I have not done that, however. What I have done--and what I can offer as an example of relation extraction--is relation_extraction/extract_min_max_relation.py
. You can find it in the source code at the GitHub Text-to-Relations project.
The Python code there takes you all the way from using RegexString to extract entities to subclassing the ExtractionPhaseABC abstract base class in order to combine those entities into a MinMax object based on text snippets like:
- within the range of 60 to 90 points
- between 170 and 220 pounds.
- 30 to 40 drinks
The process begins by using RegexString to identify these entities:
- Number (for integers)
- Unit_of_Measure on the words points, pounds and drinks.
The process then passes these entities (as objects of the Text-to-Relations Annotation class) to two phases.
- Phase 1 creates a new temporary annotation called RangeMarker on phrases like within the range of and between. Then it looks for a RangeMarker + Number + Number + Unit_of_Measure in close proximity. If any are found, it creates a new MinMax annotation.
- Phase 2 creates a new temporary annotation called ToMarker on to and - (the hyphen character). Then it looks for a Number + ToMarker + Number + Unit_of_Measure in close proximity. If any are found, it creates a new MinMax annotation.
There is a critical snippet of code which is executed after Phase 1 and before Phase 2. You can find this in the run_extraction_phases( ) function of extract_min_max_relation.py
. It is designed to prevent Phase 2 from matching on any of the Number and Unit_of_Measure entities which were used to create MinMax relations in Phase 1, and it accomplishes this by removing from the annotation list all Number and Unit_of_Measure annotations which are enclosed by the MinMax relations extracted in that phase.

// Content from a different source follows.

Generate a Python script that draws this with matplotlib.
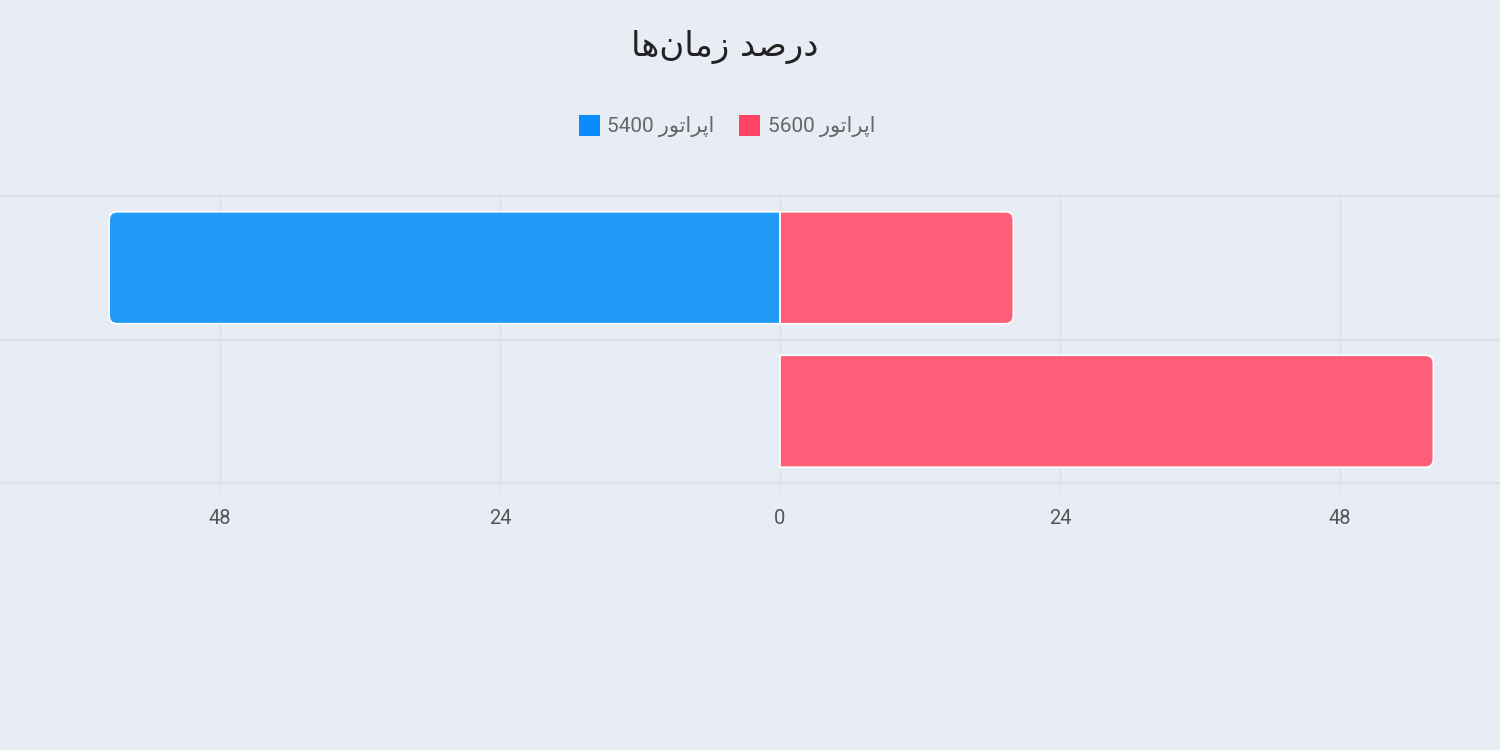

SentenceAnn: There is a class called SentenceAnn which subclasses Annotation. Not used in the MinMax extraction discussed here, it could be useful (in combination with Annotation.encloses( )) if you wanted to require that relations occur within a single sentence. Naturally, to succeed here the Spacy sentence-splitting, which is used here, must be correct.